Visually, the game uses pixelated graphics which are quite pleasing to the eye. Speech and most actions are represented by animations, and there is never any trouble making out what is going on. The main protagonist, who also takes up the role of a narrator, does an excellent job of conveying his thoughts, feelings, and intentions. Other characters feel lacking in that regard even though, judging by the end-credits, they were all voiced by the same person.
Image courtesy of GO GO Free Games
In a traditional point-and-click manner, you must guide James in finding the necessary tools for solving any given puzzle. A descriptive text appears over any interactive objects, providing a welcome visual feedback and meaning you don’t have to click on every square inch of the screen to progress.
The music is subtle, unsettling; similar to what John Carpenter and Ennio Morricone did in 1982’s The Thing, from which, more than likely, Peridium has drawn a lot of inspiration.

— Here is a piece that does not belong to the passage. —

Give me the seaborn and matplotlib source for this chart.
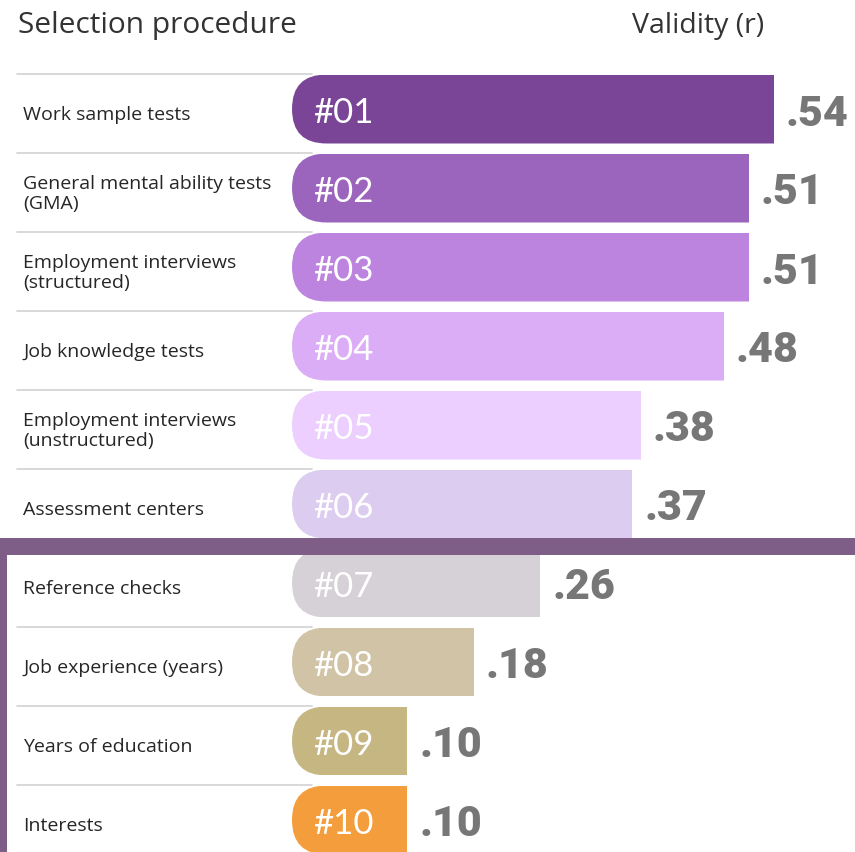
import matplotlib
matplotlib.use("Agg")
import matplotlib.pyplot as plt
import seaborn as sns
import pandas as pd
from matplotlib.patches import FancyBboxPatch, Rectangle
from matplotlib.transforms import IdentityTransform, blended_transform_factory

# ---------------- data ----------------
procedures = [
    "Work sample tests",
    "General mental ability tests\n(GMA)",
    "Employment interviews\n(structured)",
    "Job knowledge tests",
    "Employment interviews\n(unstructured)",
    "Assessment centers",
    "Reference checks",
    "Job experience (years)",
    "Years of education",
    "Interests",
]
validity = [0.54, 0.51, 0.51, 0.48, 0.38, 0.37, 0.26, 0.18, 0.10, 0.10]
value_labels = [".54", ".51", ".51", ".48", ".38", ".37", ".26", ".18", ".10", ".10"]
ranks = ["#01", "#02", "#03", "#04", "#05", "#06", "#07", "#08", "#09", "#10"]
bar_colors = ["#7B4597", "#9C65BD", "#BC83DF", "#DCADF7", "#ECCEFF",
              "#DCCDF0", "#D6D1D6", "#D1C3A5", "#C6B682", "#F49D3D"]
title_left = "Selection procedure"
title_right = "Validity (r)"

# ---------------- layout (pixels) ----------------
W, H = 855, 853
X0, S = 323.6, 834.0          # pixel of r=0 and pixels per unit r
CAP_LEFT = 292.0              # left end of rounded cap
ROW0, PITCH, BAR_H = 110.0, 79.0, 69.0

sns.set_style("white")
plt.rcParams["font.family"] = ["Open Sans", "DejaVu Sans"]

fig = plt.figure(figsize=(W / 100, H / 100), dpi=100)
ax = fig.add_axes([0, 0, 1, 1])

df = pd.DataFrame({"procedure": procedures, "validity": validity})
sns.barplot(data=df, y="procedure", x="validity", hue="procedure",
            palette=bar_colors, orient="h", width=BAR_H / PITCH,
            legend=False, saturation=1, ax=ax, zorder=2)

ax.set_xlim(-X0 / S, (W - X0) / S)
ax.set_ylim((H - ROW0) / PITCH, -ROW0 / PITCH)
ax.axis("off")

lead = (X0 - CAP_LEFT) / S
bars = [p for p in ax.patches if isinstance(p, Rectangle)]
for p in bars:
    w = p.get_width()
    p.set_x(-lead)
    p.set_width(w + lead)
    p.set_linewidth(0)
    (x0d, y0d), (x1d, y1d) = ax.transData.transform(
        [(-lead, p.get_y()), (w, p.get_y() + p.get_height())])
    ylo, yhi = min(y0d, y1d), max(y0d, y1d)
    hd = yhi - ylo
    clip = FancyBboxPatch((x0d, ylo), (x1d - x0d) + 3 * hd, hd,
                          boxstyle=f"round,pad=0,rounding_size={hd / 2}",
                          transform=IdentityTransform())
    p.set_clip_path(clip)

# separator lines
for i in range(len(procedures)):
    y = i - (BAR_H / 2 + 0.5) / PITCH
    ax.axhline(y, xmin=17 / W, xmax=(CAP_LEFT + 20) / W,
               color="#d6d6d6", lw=1.3, zorder=1)

trans_lab = blended_transform_factory(ax.transAxes, ax.transData)
for i, (lab, rk, v, vl) in enumerate(zip(procedures, ranks, validity, value_labels)):
    ax.text(23 / W, i + 5 / PITCH, lab, transform=trans_lab, ha="left",
            va="center", fontsize=14, color="#262626", linespacing=1.12)
    ax.text(313 / W, i + 3 / PITCH, rk, transform=trans_lab, ha="left",
            va="center", fontsize=25, color="white", fontweight="normal",
            family=["Lato", "DejaVu Sans"], zorder=3)
    ax.annotate(vl, xy=(v, i), xytext=(12, -4), textcoords="offset pixels",
                ha="left", va="center", fontsize=31, color="#777777",
                fontweight="black", family=["Roboto", "DejaVu Sans"], zorder=3)

# header
fig.text(18 / W, 1 - 26 / H, title_left, ha="left", va="center",
         fontsize=21.5, color="#333333")
fig.text(764 / W, 1 - 26 / H, title_right, ha="right", va="center",
         fontsize=20.5, color="#333333")

# purple frame band
band = "#7E5E87"
fig.patches.append(Rectangle((0, 1 - 556 / H), 1, 17 / H, transform=fig.transFigure,
                             facecolor=band, edgecolor="none", zorder=10))
fig.patches.append(Rectangle((0, 0), 7 / W, 1 - 539 / H, transform=fig.transFigure,
                             facecolor=band, edgecolor="none", zorder=10))

fig.savefig("out.png", dpi=100, facecolor="white")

The game’s only shortcoming is its length; it’s unlikely to take you more than 30 minutes to complete, though there are two different endings to experience. However, taking the development time and team size into consideration, it is understandable. If you’re craving a short and spooky adventure game, Peridium is available on the developer’s blog — for free. If you’re feeling generous, you may consider donating a chosen amount and supporting their future projects. Either way, I suggest you give this game a go whenever you have half an hour of time at your disposal.